**The exercise:**
Copy each line of the data below exactly, leaving out pictures.

start Recorded information

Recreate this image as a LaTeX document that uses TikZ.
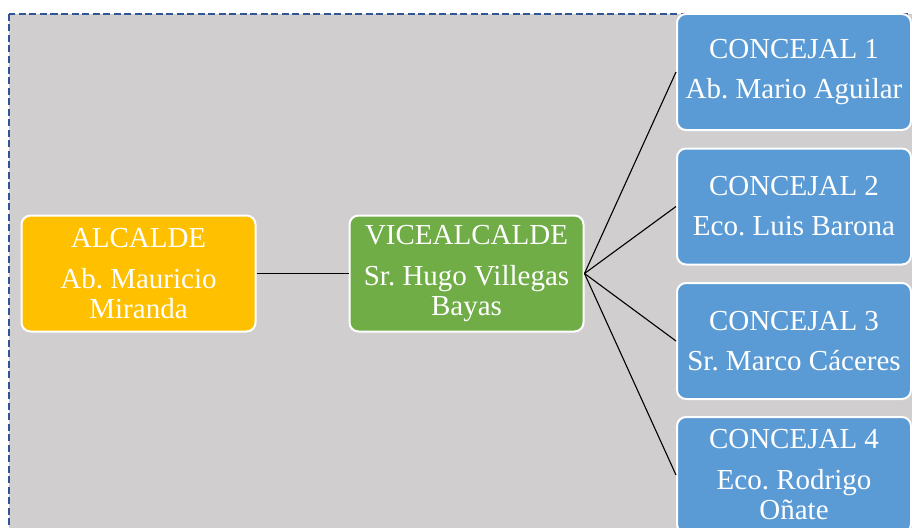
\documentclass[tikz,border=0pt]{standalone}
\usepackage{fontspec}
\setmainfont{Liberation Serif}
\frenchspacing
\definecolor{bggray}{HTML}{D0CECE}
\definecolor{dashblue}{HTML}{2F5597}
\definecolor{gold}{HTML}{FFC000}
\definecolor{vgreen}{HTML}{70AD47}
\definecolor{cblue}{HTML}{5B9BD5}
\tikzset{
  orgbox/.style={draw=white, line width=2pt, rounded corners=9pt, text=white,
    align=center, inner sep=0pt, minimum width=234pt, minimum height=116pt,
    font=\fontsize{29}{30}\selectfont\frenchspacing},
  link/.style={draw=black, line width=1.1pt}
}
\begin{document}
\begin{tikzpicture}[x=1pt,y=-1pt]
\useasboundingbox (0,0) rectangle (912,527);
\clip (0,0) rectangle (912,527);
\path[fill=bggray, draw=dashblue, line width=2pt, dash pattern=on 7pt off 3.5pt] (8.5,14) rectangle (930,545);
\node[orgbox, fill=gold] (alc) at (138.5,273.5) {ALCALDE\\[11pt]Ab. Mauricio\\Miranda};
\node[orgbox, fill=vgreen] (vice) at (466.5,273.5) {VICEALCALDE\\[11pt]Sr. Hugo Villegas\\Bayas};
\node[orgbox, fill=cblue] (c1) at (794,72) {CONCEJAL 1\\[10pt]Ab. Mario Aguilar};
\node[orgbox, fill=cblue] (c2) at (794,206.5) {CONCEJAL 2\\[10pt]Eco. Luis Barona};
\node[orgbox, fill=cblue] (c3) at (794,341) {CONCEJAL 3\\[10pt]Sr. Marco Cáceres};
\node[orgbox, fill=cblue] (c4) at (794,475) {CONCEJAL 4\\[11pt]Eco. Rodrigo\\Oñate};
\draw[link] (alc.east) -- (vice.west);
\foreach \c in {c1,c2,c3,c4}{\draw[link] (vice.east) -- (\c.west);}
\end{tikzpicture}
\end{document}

end Recorded information

**Answer to this task:**
Recreate this image as a LaTeX document that uses TikZ.
\documentclass[tikz,border=0pt]{standalone}
\usepackage{fontspec}
\setmainfont{Liberation Serif}
\frenchspacing
\definecolor{bggray}{HTML}{D0CECE}
\definecolor{dashblue}{HTML}{2F5597}
\definecolor{gold}{HTML}{FFC000}
\definecolor{vgreen}{HTML}{70AD47}
\definecolor{cblue}{HTML}{5B9BD5}
\tikzset{
  orgbox/.style={draw=white, line width=2pt, rounded corners=9pt, text=white,
    align=center, inner sep=0pt, minimum width=234pt, minimum height=116pt,
    font=\fontsize{29}{30}\selectfont\frenchspacing},
  link/.style={draw=black, line width=1.1pt}
}
\begin{document}
\begin{tikzpicture}[x=1pt,y=-1pt]
\useasboundingbox (0,0) rectangle (912,527);
\clip (0,0) rectangle (912,527);
\path[fill=bggray, draw=dashblue, line width=2pt, dash pattern=on 7pt off 3.5pt] (8.5,14) rectangle (930,545);
\node[orgbox, fill=gold] (alc) at (138.5,273.5) {ALCALDE\\[11pt]Ab. Mauricio\\Miranda};
\node[orgbox, fill=vgreen] (vice) at (466.5,273.5) {VICEALCALDE\\[11pt]Sr. Hugo Villegas\\Bayas};
\node[orgbox, fill=cblue] (c1) at (794,72) {CONCEJAL 1\\[10pt]Ab. Mario Aguilar};
\node[orgbox, fill=cblue] (c2) at (794,206.5) {CONCEJAL 2\\[10pt]Eco. Luis Barona};
\node[orgbox, fill=cblue] (c3) at (794,341) {CONCEJAL 3\\[10pt]Sr. Marco Cáceres};
\node[orgbox, fill=cblue] (c4) at (794,475) {CONCEJAL 4\\[11pt]Eco. Rodrigo\\Oñate};
\draw[link] (alc.east) -- (vice.west);
\foreach \c in {c1,c2,c3,c4}{\draw[link] (vice.east) -- (\c.west);}
\end{tikzpicture}
\end{document}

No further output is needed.